THC: Anybody in particular that you want to ask, or is that secret?
TH: It's secret at the moment, yeah.
THC: Growing up, what do you think were your major musical influences?
TH: Right...The Ramones, Velvet Underground, Stooges. Moving on into punk, the Ramones, UK punk, then you kind of get into reggae, dub reggae...
THC: Like Lee Perry, King Tubby?
TH: Yeah, especially King Tubby, that kind of stuff. The Clash, of course. And then I kind of took a step back from what I think of as guitar-based music, when hip-hop started to kick off and got into that and then techno and a lot of electronic music. Kraftwerk were massive influences. I got into Detroit techno, especially early Detroit techno, Chicago house, and then I think it got a bit lame, it got a bit boring, and it got a bit obvious, and that's when I started going back to guitar-based stuff and Jesus and Mary Chain, My Bloody Valentine, Sonic Youth... Sonic Youth--awesome!

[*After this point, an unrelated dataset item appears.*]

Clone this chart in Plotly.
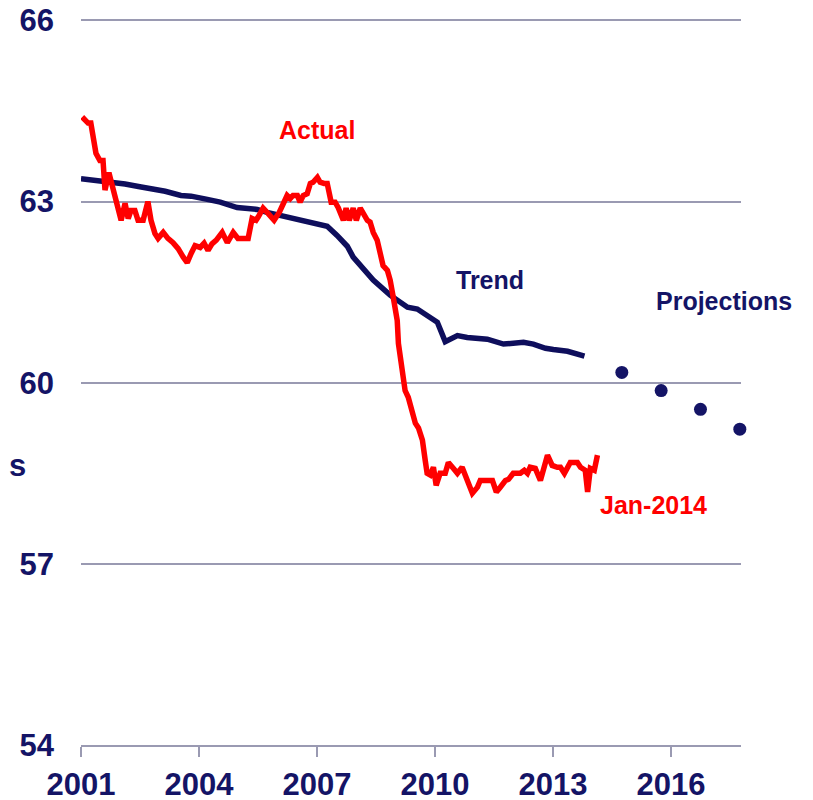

THC: It definitely seems that the first album was more electronic than the second one. Do you see that as a progression, or just coincidence? Is the third album going to be more like the second one, or go back to more electronic stuff?
TH: That's the good thing, we really don't know. I mean, the last track we did was a completely live 12-piece thing in the studio, and it sounds like an old Stax record--it's called "One More Time"--and, well, that's the fun thing. We might start off with a noise, an acid noise, something like that, and do a four-to-the-floor beat on it, and then you go "no, it needs live drums," so you get live drums, and guitars, but still keep it acid music.
THC: Your last album was very rock-oriented, but it seemed to me that the key element was the sense of groove--that the rhythm, the sense of repetition was the most important element.
TH: Repetition, definitely. That can be found in many different kinds of music. You got dub, where it's so stripped down it just goes down to repeating bass line and drums. Dub and acid house, where you'll just repeat a riff.